▶ **STATED TASK**
Take every line from the first down to the line with "y_edges = np.linspace(0.0, 2.7, 28)" and set it down exactly, without the pictures.

--- BEGIN RECORDED DATA ---

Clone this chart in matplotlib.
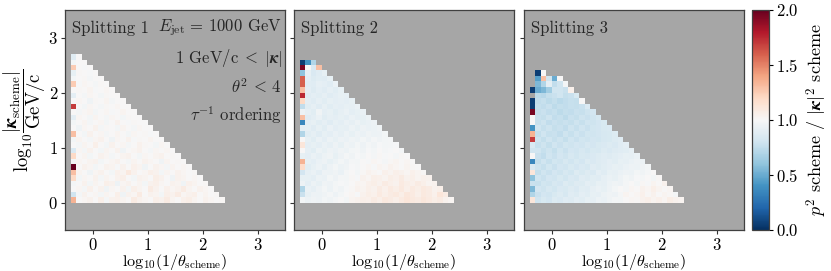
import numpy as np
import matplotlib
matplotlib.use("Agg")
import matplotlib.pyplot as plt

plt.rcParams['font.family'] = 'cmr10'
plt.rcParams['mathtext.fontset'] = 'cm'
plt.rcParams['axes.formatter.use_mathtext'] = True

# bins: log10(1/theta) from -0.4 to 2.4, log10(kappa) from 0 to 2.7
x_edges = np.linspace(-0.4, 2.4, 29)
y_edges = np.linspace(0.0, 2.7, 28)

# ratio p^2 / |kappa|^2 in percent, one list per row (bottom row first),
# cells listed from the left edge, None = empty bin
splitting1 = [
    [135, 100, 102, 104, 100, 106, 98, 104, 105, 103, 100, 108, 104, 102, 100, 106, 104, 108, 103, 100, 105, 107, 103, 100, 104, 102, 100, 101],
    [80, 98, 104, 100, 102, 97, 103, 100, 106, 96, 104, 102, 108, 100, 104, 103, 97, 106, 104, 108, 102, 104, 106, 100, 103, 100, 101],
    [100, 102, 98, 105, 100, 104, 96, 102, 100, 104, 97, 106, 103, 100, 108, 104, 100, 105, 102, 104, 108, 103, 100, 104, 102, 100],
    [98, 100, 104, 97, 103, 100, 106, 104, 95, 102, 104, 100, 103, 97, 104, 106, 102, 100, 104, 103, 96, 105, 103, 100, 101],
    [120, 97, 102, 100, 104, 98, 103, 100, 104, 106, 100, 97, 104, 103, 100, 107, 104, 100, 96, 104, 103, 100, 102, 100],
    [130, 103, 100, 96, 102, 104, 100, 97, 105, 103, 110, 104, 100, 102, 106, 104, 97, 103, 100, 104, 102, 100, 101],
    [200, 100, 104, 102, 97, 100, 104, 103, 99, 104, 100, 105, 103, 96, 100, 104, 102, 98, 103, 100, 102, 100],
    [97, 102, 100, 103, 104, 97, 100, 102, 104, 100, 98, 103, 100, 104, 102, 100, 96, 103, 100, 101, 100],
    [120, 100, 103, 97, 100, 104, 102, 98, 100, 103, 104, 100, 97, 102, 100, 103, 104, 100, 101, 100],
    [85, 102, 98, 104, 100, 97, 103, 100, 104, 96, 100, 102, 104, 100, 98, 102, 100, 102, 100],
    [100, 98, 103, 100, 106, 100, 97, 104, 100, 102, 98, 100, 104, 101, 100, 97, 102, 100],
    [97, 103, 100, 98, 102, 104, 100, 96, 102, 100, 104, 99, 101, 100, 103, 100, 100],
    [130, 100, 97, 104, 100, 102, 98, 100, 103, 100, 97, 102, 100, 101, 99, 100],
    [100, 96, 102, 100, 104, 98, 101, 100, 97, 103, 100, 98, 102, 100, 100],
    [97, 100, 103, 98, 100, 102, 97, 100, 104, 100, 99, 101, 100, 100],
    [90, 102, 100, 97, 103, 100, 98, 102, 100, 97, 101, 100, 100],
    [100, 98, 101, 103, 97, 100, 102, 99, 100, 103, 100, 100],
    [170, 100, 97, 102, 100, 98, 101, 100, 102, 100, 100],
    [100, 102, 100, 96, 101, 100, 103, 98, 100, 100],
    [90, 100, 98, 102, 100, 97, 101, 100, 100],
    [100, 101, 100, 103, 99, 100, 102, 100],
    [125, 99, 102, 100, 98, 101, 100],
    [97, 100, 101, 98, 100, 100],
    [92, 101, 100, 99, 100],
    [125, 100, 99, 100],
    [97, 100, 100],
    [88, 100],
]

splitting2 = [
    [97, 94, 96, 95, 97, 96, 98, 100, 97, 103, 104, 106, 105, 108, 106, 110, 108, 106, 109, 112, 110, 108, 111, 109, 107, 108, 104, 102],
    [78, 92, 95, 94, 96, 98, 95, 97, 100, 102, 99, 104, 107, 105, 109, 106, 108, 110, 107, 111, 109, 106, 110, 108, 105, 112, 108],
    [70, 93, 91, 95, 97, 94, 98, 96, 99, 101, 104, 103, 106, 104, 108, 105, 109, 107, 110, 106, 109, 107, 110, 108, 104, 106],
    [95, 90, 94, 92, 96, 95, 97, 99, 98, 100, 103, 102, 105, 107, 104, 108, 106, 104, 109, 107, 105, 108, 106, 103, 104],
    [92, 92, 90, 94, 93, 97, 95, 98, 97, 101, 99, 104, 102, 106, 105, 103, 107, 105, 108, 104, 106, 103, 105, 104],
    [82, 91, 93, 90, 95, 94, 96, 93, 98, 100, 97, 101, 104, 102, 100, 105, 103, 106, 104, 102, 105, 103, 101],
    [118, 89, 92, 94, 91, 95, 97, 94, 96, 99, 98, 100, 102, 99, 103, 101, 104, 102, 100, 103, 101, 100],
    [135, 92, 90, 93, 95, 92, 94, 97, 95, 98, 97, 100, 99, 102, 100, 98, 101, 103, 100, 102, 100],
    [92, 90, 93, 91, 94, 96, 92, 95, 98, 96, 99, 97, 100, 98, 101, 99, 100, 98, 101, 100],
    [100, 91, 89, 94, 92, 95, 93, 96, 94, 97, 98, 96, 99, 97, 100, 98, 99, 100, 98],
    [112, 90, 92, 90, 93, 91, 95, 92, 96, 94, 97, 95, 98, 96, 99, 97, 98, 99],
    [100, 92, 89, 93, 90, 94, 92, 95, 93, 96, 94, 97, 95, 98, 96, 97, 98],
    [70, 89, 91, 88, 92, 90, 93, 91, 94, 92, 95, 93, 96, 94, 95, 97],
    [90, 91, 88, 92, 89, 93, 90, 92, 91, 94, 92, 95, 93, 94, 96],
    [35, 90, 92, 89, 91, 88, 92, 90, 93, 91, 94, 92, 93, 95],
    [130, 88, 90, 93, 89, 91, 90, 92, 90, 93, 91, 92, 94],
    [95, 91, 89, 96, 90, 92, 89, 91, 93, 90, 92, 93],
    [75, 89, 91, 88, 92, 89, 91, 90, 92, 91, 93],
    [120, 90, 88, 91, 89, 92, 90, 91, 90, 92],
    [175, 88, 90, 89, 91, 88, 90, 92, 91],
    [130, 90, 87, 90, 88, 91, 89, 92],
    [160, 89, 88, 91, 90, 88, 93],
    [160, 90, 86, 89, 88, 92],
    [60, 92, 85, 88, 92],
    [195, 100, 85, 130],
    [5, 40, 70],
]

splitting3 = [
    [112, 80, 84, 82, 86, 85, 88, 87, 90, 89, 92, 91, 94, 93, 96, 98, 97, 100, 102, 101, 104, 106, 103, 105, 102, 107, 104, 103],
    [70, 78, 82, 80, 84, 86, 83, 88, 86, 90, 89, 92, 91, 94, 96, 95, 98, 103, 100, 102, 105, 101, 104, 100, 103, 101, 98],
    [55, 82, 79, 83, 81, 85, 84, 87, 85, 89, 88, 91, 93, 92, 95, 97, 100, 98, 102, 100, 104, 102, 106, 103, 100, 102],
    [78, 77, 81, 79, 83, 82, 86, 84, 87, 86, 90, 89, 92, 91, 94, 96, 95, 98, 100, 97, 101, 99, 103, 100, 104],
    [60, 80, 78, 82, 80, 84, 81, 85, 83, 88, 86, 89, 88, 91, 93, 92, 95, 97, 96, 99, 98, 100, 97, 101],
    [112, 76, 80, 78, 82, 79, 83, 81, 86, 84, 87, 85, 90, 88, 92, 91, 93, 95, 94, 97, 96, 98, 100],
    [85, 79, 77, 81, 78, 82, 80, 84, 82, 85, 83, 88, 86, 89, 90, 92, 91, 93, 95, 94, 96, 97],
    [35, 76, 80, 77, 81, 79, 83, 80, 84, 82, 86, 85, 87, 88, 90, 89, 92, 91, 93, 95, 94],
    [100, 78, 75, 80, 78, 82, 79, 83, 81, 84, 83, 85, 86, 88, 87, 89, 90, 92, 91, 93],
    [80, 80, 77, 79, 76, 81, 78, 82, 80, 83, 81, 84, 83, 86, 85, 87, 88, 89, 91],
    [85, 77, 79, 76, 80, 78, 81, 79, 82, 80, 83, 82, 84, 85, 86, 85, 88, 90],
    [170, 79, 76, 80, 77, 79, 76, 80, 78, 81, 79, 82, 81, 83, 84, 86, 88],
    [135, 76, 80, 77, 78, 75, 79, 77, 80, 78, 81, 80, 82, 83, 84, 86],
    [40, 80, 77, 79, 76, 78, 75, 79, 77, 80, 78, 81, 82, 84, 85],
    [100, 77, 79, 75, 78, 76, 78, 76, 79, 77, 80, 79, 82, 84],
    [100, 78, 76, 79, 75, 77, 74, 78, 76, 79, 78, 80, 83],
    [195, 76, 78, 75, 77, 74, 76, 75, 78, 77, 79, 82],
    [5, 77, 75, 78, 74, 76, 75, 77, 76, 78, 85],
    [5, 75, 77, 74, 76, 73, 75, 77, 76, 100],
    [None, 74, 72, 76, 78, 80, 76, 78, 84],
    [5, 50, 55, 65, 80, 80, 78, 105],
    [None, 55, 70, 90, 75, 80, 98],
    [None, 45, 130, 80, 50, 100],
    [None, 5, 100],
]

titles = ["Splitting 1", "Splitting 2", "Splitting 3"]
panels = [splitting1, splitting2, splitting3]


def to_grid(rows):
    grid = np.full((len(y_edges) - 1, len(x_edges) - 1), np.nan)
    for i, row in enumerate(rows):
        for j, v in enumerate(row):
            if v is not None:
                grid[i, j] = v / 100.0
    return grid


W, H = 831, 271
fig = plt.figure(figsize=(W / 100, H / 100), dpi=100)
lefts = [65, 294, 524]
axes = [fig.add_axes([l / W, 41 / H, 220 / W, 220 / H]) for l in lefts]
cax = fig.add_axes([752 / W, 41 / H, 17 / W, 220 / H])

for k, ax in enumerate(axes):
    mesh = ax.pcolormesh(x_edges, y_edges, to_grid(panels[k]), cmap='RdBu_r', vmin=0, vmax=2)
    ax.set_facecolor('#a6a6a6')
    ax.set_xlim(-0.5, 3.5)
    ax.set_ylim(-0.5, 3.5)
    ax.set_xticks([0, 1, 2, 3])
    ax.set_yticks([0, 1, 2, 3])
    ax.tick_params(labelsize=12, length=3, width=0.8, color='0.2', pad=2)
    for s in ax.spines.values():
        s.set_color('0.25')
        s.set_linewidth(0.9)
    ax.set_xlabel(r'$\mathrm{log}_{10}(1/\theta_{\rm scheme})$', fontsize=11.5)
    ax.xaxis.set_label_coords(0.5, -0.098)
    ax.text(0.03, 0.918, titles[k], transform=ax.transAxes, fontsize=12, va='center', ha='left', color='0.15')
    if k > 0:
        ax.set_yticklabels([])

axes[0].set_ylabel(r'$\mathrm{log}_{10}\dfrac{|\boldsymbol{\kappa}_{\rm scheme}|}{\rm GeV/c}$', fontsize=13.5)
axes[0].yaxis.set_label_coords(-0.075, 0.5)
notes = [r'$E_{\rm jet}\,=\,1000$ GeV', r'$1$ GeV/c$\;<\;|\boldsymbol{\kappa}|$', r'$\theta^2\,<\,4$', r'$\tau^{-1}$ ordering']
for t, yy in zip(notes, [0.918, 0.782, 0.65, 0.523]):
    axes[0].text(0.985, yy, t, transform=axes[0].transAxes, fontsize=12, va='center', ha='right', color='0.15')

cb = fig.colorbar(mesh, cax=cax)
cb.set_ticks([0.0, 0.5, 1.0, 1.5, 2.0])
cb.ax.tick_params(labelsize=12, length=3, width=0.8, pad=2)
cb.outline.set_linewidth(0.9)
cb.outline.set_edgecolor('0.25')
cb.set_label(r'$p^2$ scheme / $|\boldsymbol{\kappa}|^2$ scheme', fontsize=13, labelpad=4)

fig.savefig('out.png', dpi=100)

--- END RECORDED DATA ---

▶ **FINISHED EXERCISE**
Clone this chart in matplotlib.
import numpy as np
import matplotlib
matplotlib.use("Agg")
import matplotlib.pyplot as plt

plt.rcParams['font.family'] = 'cmr10'
plt.rcParams['mathtext.fontset'] = 'cm'
plt.rcParams['axes.formatter.use_mathtext'] = True

# bins: log10(1/theta) from -0.4 to 2.4, log10(kappa) from 0 to 2.7
x_edges = np.linspace(-0.4, 2.4, 29)
y_edges = np.linspace(0.0, 2.7, 28)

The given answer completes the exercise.